The bill, which had no congressional Republican support, passed on a near party-line vote of 220-211. Gerald Golden, D-Maine, was the only Democrat voting against the bill. Golden voted against the bill last week when the House originally passed the legislation.
The legislation will now be sent to President Joe Biden for his signature.
In addition to direct payments to the majority of Americans, the bill will provide money to fund COVID-19 vaccines and vaccination distribution, to reopen schools and to prop up state and local governments and airlines.
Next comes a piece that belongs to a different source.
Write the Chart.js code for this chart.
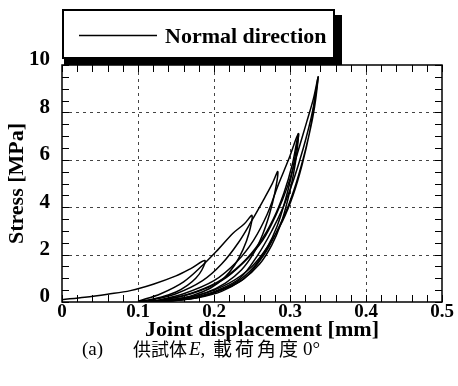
<!DOCTYPE html>
<html><head><meta charset="utf-8">
<script src="https://cdn.jsdelivr.net/npm/chart.js@4"></script>
<style>
html,body{margin:0;padding:0;background:#fff;}
#wrap{position:relative;width:458px;height:386px;overflow:hidden;}
canvas{position:absolute;left:0;top:0;}
.t{position:absolute;white-space:nowrap;color:#000;}
.lat{font-family:"Liberation Serif","Times New Roman",serif;}
.jp{font-family:"Noto Sans CJK JP",sans-serif;}
</style></head><body>
<div id="wrap">
<canvas id="c" width="458" height="386"></canvas>
<div class="t lat" id="xtitle" style="left:0;width:524px;text-align:center;top:317px;font-size:21px;font-weight:bold;line-height:24px;transform:scaleX(1.05);transform-origin:262px 0;">Joint displacement [mm]</div>
<span class="t lat" style="left:82px;top:338px;font-size:19px;line-height:22px;">(a)</span>
<span class="t jp" style="left:133px;top:337px;font-size:18px;line-height:22px;">供試体</span>
<span class="t lat" style="left:189px;top:338px;font-size:19px;line-height:22px;"><i>E</i>,</span>
<span class="t jp" style="left:213px;top:337px;font-size:19px;line-height:22px;letter-spacing:3px;">載荷角度</span>
<span class="t lat" style="left:303px;top:338px;font-size:19px;line-height:22px;">0°</span>
</div>
<script>
const seriesLabel = "Normal direction";
const xTickLabels = ["0","0.1","0.2","0.3","0.4","0.5"];
const yTickLabels = ["0","2","4","6","8","10"];

// each cycle: loading branch followed by unloading branch (displacement mm, stress MPa)
const cycle1Disp   = [0, 0.03, 0.06, 0.09, 0.12, 0.15, 0.17, 0.188, 0.184, 0.176, 0.165, 0.15, 0.13, 0.11, 0.1];
const cycle1Stress = [0.1, 0.2, 0.33, 0.48, 0.75, 1.1, 1.42, 1.75, 1.35, 1.0, 0.7, 0.42, 0.2, 0.07, 0.03];
const cycle2Disp   = [0.1, 0.13, 0.16, 0.185, 0.205, 0.225, 0.24, 0.25, 0.246, 0.238, 0.227, 0.213, 0.195, 0.172, 0.145, 0.12, 0.1];
const cycle2Stress = [0.03, 0.35, 0.85, 1.55, 2.2, 2.9, 3.3, 3.65, 2.9, 2.2, 1.55, 1.0, 0.58, 0.28, 0.1, 0.03, 0.02];
const cycle3Disp   = [0.11, 0.15, 0.185, 0.21, 0.232, 0.25, 0.265, 0.276, 0.284, 0.28, 0.273, 0.264, 0.252, 0.236, 0.215, 0.19, 0.16, 0.13, 0.11];
const cycle3Stress = [0.02, 0.35, 0.9, 1.6, 2.5, 3.45, 4.3, 4.95, 5.5, 4.6, 3.7, 2.85, 2.05, 1.35, 0.8, 0.4, 0.15, 0.05, 0.02];
const cycle4Disp   = [0.12, 0.16, 0.2, 0.23, 0.252, 0.27, 0.284, 0.298, 0.311, 0.307, 0.301, 0.293, 0.283, 0.27, 0.253, 0.23, 0.2, 0.17, 0.14, 0.12];
const cycle4Stress = [0.02, 0.35, 0.9, 1.7, 2.6, 3.7, 4.9, 6.0, 7.1, 6.2, 5.2, 4.2, 3.2, 2.3, 1.5, 0.85, 0.4, 0.15, 0.05, 0.02];
const cycle5Disp   = [0.12, 0.17, 0.21, 0.24, 0.264, 0.282, 0.297, 0.31, 0.322, 0.331, 0.337, 0.333, 0.328, 0.321, 0.313, 0.303, 0.291, 0.276, 0.258, 0.234, 0.205, 0.175, 0.145, 0.12];
const cycle5Stress = [0.02, 0.35, 0.9, 1.7, 2.6, 3.7, 4.9, 6.3, 7.6, 8.6, 9.5, 8.6, 7.8, 6.9, 6.0, 5.0, 4.0, 3.0, 2.0, 1.0, 0.5, 0.2, 0.06, 0.02];
const cycle6Disp   = [0.125, 0.18, 0.22, 0.25, 0.272, 0.29, 0.304, 0.316, 0.326, 0.332, 0.337, 0.334, 0.33, 0.324, 0.317, 0.308, 0.297, 0.283, 0.266, 0.24, 0.21, 0.18, 0.15, 0.125];
const cycle6Stress = [0.02, 0.3, 0.8, 1.5, 2.4, 3.4, 4.5, 5.8, 7.2, 8.4, 9.5, 8.6, 7.8, 6.9, 6.0, 5.0, 4.0, 3.0, 2.0, 1.0, 0.5, 0.2, 0.06, 0.02];
const cycle7Disp   = [0.12, 0.165, 0.205, 0.236, 0.26, 0.278, 0.292, 0.303, 0.311, 0.309, 0.304, 0.297, 0.288, 0.276, 0.26, 0.238, 0.21, 0.178, 0.145, 0.12];
const cycle7Stress = [0.02, 0.32, 0.85, 1.6, 2.5, 3.5, 4.6, 5.8, 7.1, 6.3, 5.3, 4.3, 3.3, 2.4, 1.6, 0.95, 0.45, 0.18, 0.05, 0.02];

const cycles = [
  [cycle1Disp, cycle1Stress], [cycle2Disp, cycle2Stress], [cycle3Disp, cycle3Stress],
  [cycle4Disp, cycle4Stress], [cycle7Disp, cycle7Stress], [cycle5Disp, cycle5Stress],
  [cycle6Disp, cycle6Stress]
];

const datasets = cycles.map(([xs, ys]) => ({
  label: seriesLabel,
  data: xs.map((x, j) => ({x: x, y: ys[j]})),
  showLine: true,
  pointRadius: 0,
  borderColor: '#000',
  borderWidth: 1.5,
  tension: 0.35,
  fill: false
}));

const SERIF = '"Liberation Serif","Times New Roman",serif';

const framePlugin = {
  id: 'framePlugin',
  beforeDatasetsDraw(chart) {
    const {ctx, chartArea: a, scales: {x, y}} = chart;
    ctx.save();
    ctx.strokeStyle = '#444';
    ctx.lineWidth = 1;
    ctx.setLineDash([3, 4]);
    for (let i = 1; i < xTickLabels.length - 1; i++) {
      const px = Math.round(x.getPixelForValue(parseFloat(xTickLabels[i]))) + 0.5;
      ctx.beginPath(); ctx.moveTo(px, a.top); ctx.lineTo(px, a.bottom); ctx.stroke();
    }
    for (let i = 1; i < yTickLabels.length - 1; i++) {
      const py = Math.round(y.getPixelForValue(parseFloat(yTickLabels[i]))) + 0.5;
      ctx.beginPath(); ctx.moveTo(a.left, py); ctx.lineTo(a.right, py); ctx.stroke();
    }
    ctx.restore();
  },
  afterDatasetsDraw(chart) {
    const {ctx, chartArea: a, scales: {x, y}} = chart;
    ctx.save();
    ctx.strokeStyle = '#000';
    ctx.setLineDash([]);
    ctx.lineWidth = 1;
    const tl = 7;
    for (let i = 0; i <= 25; i++) {
      const px = Math.round(x.getPixelForValue(x.min + i * 0.02)) + 0.5;
      ctx.beginPath();
      ctx.moveTo(px, a.bottom); ctx.lineTo(px, a.bottom - tl);
      ctx.moveTo(px, a.top); ctx.lineTo(px, a.top + tl);
      ctx.stroke();
    }
    for (let i = 0; i <= 20; i++) {
      const py = Math.round(y.getPixelForValue(y.min + i * 0.5)) + 0.5;
      ctx.beginPath();
      ctx.moveTo(a.left, py); ctx.lineTo(a.left + tl, py);
      ctx.moveTo(a.right, py); ctx.lineTo(a.right - tl, py);
      ctx.stroke();
    }
    ctx.lineWidth = 1.5;
    ctx.strokeRect(a.left, a.top, a.right - a.left, a.bottom - a.top);
    ctx.restore();
  },
  afterDraw(chart) {
    const {ctx} = chart;
    ctx.save();
    ctx.fillStyle = '#000';
    ctx.fillRect(64, 58, 278, 7);
    ctx.fillRect(334, 15, 8, 50);
    ctx.fillStyle = '#fff';
    ctx.fillRect(63, 10, 271, 48);
    ctx.strokeStyle = '#000';
    ctx.lineWidth = 2;
    ctx.strokeRect(63, 10, 271, 48);
    ctx.lineWidth = 1.5;
    ctx.beginPath(); ctx.moveTo(79, 35.5); ctx.lineTo(157, 35.5); ctx.stroke();
    ctx.fillStyle = '#000';
    ctx.font = 'bold 22px ' + SERIF;
    ctx.textBaseline = 'middle';
    ctx.textAlign = 'left';
    ctx.fillText(chart.data.datasets[0].label, 165, 37);
    ctx.restore();
  }
};

new Chart(document.getElementById('c'), {
  type: 'scatter',
  data: {datasets},
  plugins: [framePlugin],
  options: {
    responsive: false,
    animation: false,
    devicePixelRatio: 1,
    layout: {padding: {top: 65, right: 16, bottom: 45, left: 0}},
    plugins: {legend: {display: false}, tooltip: {enabled: false}},
    scales: {
      x: {
        type: 'linear', min: 0, max: 0.5,
        afterFit(s) { s.height = 39; },
        grid: {display: false, drawTicks: false},
        border: {display: false},
        ticks: {
          stepSize: 0.1, padding: 0, color: '#000',
          font: {family: SERIF, size: 19, weight: 'bold', lineHeight: 1.1},
          maxRotation: 0,
          callback: (v) => xTickLabels[Math.round(v * 10)]
        }
      },
      y: {
        type: 'linear', min: 0, max: 10,
        afterFit(s) { s.width = 62; },
        grid: {display: false, drawTicks: false},
        border: {display: false},
        title: {display: true, text: 'Stress [MPa]', color: '#000', padding: {top: 4, bottom: 0},
          font: {family: SERIF, size: 22, weight: 'bold'}},
        ticks: {
          stepSize: 2, padding: 12, color: '#000', labelOffset: -5,
          font: {family: SERIF, size: 21, weight: 'bold'},
          callback: (v) => yTickLabels[Math.round(v / 2)]
        }
      }
    }
  }
});
</script>
</body></html>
Those in need will get help with health insurance premiums, farmers of color will get help with outstanding USDA farm loans and federal workers will get extra paid leave if their child is enrolled in a school that isn’t back to full-time, in-classroom instruction.
The bill is one of the most expansive stimulus packages in American history with almost 70% of tax breaks in 2021 going to households earning $91,000 or less, according to the independent Tax Policy Center.
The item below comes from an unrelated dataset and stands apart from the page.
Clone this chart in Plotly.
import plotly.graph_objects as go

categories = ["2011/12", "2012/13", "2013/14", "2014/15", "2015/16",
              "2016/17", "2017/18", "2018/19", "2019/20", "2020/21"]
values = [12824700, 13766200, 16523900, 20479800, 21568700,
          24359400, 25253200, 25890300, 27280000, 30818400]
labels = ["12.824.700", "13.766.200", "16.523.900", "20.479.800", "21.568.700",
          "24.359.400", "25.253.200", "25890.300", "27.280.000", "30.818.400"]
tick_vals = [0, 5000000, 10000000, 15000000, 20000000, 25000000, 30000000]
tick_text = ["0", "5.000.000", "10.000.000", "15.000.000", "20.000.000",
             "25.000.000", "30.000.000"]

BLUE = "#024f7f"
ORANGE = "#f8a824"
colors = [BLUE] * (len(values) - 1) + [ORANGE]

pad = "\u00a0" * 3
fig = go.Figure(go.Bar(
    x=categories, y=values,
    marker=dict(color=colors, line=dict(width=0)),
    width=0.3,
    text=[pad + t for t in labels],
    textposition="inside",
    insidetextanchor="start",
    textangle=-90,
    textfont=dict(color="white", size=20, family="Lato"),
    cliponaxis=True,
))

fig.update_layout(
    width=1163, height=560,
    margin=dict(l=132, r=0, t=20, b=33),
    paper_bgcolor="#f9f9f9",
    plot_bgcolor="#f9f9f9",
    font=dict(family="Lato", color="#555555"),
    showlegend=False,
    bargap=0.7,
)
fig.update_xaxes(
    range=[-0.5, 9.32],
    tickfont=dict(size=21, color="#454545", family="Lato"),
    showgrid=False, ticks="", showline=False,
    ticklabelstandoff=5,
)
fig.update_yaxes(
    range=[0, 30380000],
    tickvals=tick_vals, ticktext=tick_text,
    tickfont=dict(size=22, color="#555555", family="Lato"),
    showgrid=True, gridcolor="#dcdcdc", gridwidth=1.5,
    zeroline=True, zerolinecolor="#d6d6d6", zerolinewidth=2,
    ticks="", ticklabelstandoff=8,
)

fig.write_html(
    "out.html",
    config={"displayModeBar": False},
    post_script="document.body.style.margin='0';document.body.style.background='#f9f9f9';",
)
But while millions of Americans will see some form of economic help, House progressives saw several of the programs most important to their agenda fall by the wayside as the bill went through the Senate.
Senate moderates tightened eligibility for the $1,400 stimulus checks, phasing them out for individuals making more than $80,000 a year and couples making more than $150,000 and lowered the emergency unemployment payments from $400 per week to $300 weekly.
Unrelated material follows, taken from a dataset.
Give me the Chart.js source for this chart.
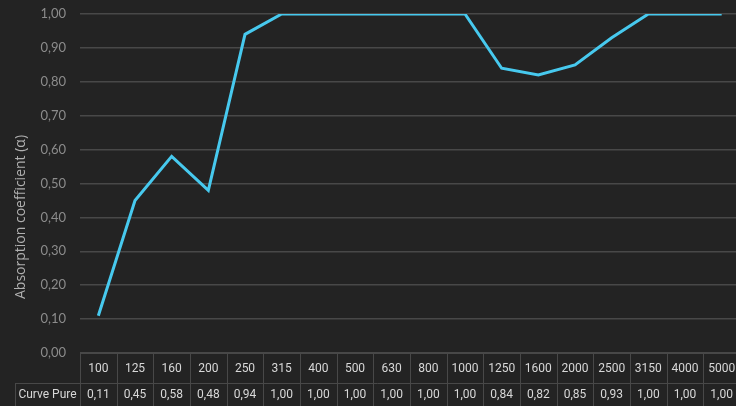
<!DOCTYPE html>
<html>
<head>
<meta charset="utf-8">
<script src="https://cdn.jsdelivr.net/npm/chart.js"></script>
<style>
  * { margin: 0; padding: 0; box-sizing: border-box; }
  html, body { width: 736px; height: 406px; overflow: hidden; background: #232323; }
  .wrap { width: 740px; height: 406px; position: relative; }
</style>
</head>
<body>
<div class="wrap"><canvas id="c"></canvas></div>
<script>
// frequencies (Hz) and absorption values
const frequencies = ["100", "125", "160", "200", "250", "315", "400", "500", "630", "800", "1000", "1250", "1600", "2000", "2500", "3150", "4000", "5000"];
const curvePure = [0.11, 0.45, 0.58, 0.48, 0.94, 1.00, 1.00, 1.00, 1.00, 1.00, 1.00, 0.84, 0.82, 0.85, 0.93, 1.00, 1.00, 1.00];
const seriesName = "Curve Pure";
const yTitle = "Absorption coefficient (α)";

const fmt = v => v.toFixed(2).replace('.', ',');
const gridColor = '#484848';

// draws the data table under the plot and the y title
const tablePlugin = {
    id: 'dataTable',
    afterDraw(chart) {
        const { ctx, chartArea } = chart;
        const x = chart.scales.x;
        const top = chartArea.bottom;
        const mid = top + 30;
        const bottom = chart.height;
        const colW = (chartArea.right - chartArea.left) / frequencies.length;
        const labelLeft = 15;

        ctx.save();
        ctx.strokeStyle = gridColor;
        ctx.lineWidth = 1;
        ctx.beginPath();
        // horizontal lines
        ctx.moveTo(chartArea.left, top + 0.5); ctx.lineTo(chartArea.right, top + 0.5);
        ctx.moveTo(labelLeft, mid + 0.5); ctx.lineTo(chartArea.right, mid + 0.5);
        // label cell left border
        ctx.moveTo(labelLeft + 0.5, mid); ctx.lineTo(labelLeft + 0.5, bottom);
        // column borders
        for (let i = 0; i <= frequencies.length; i++) {
            const px = Math.round(chartArea.left + i * colW) + 0.5;
            ctx.moveTo(px, top); ctx.lineTo(px, bottom);
        }
        ctx.stroke();

        ctx.font = '12px Roboto';
        ctx.fillStyle = '#d8d8d8';
        ctx.textAlign = 'center';
        ctx.textBaseline = 'middle';
        frequencies.forEach((f, i) => {
            const px = x.getPixelForValue(i);
            ctx.fillText(f, px, top + 16);
            ctx.fillText(fmt(curvePure[i]), px, mid + 12);
        });
        ctx.fillText(seriesName, (labelLeft + chartArea.left) / 2, mid + 12);

        // y axis title, centred over plot + table height
        ctx.translate(21, 217);
        ctx.rotate(-Math.PI / 2);
        ctx.font = '14px "Open Sans"';
        ctx.fillStyle = '#b0b0b0';
        ctx.fillText(yTitle, 0, 0);
        ctx.restore();
    }
};

new Chart(document.getElementById('c'), {
    type: 'line',
    data: {
        labels: frequencies,
        datasets: [{
            label: seriesName,
            data: curvePure,
            borderColor: '#47c9ee',
            borderWidth: 3,
            pointRadius: 0,
            tension: 0,
            fill: false
        }]
    },
    options: {
        responsive: true,
        maintainAspectRatio: false,
        animation: false,
        layout: { padding: { top: 14, bottom: 53, left: 0, right: 0 } },
        plugins: { legend: { display: false }, tooltip: { enabled: false } },
        scales: {
            x: {
                display: false,
                offset: true
            },
            y: {
                min: 0,
                max: 1,
                afterFit: s => { s.width = 80; s.paddingTop = 0; s.paddingBottom = 0; },
                border: { display: false },
                grid: { color: gridColor, lineWidth: 1.5, drawTicks: false },
                ticks: {
                    stepSize: 0.1,
                    padding: 14,
                    color: '#8c8c8c',
                    font: { family: 'Lato', size: 13 },
                    callback: v => fmt(v)
                }
            }
        }
    },
    plugins: [tablePlugin]
});
</script>
</body>
</html>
The bill was passed only four days before those benefits were scheduled to expire.
The Senate also dropped the measure to increase the federal minimum wage to $15 over a five-year period.
The proposal was removed from the legislation after the Senate parliamentarian ruled that it was not germane to the COVID-19 relief bill. The ruling came after Democrats introduced the bill under the rules of reconciliation that protected the bill from a filibuster, effectively blocking any opposition Republicans could try to mount.
On Monday, progressive House members voiced support for the bill.
Rep. Pramila Jayapal, D-Washington, chairwoman of the Congressional Progressive Caucus, said before Wednesday’s vote that while those in her caucus were disappointed with some aspects of the bill, she believed that the measure would be supported.
“I’ve had lots of conversations with our members who all feel frustrated that minimum wage was not included,” she said. But she noted, “Everybody understands this is a big progressive win.”
No Republican in Congress has cast a vote in favor of the $1.9 trillion bill.
“We know for sure that it includes provisions that are not targeted, they’re not temporary, they’re not related to COVID and it didn’t have to be this way,” House Republican Conference Chair Liz Cheney, R-Wyoming, said before the vote.
“We could have had a bill that was a fraction of the cost of this one. It could have gotten bipartisan approval and support,” she said.
Democrats, who have a narrow majority in the House, had only four votes to spare in the vote. It passed the House the first time on a 219 to 212 vote, and cleared the Senate on the narrowest of margins a 50-49 vote.
The nonpartisan Congressional Budget Office estimated that of the $1.9 trillion bill, $1.1 trillion will be spent his year, with $459 billion coming in 2022.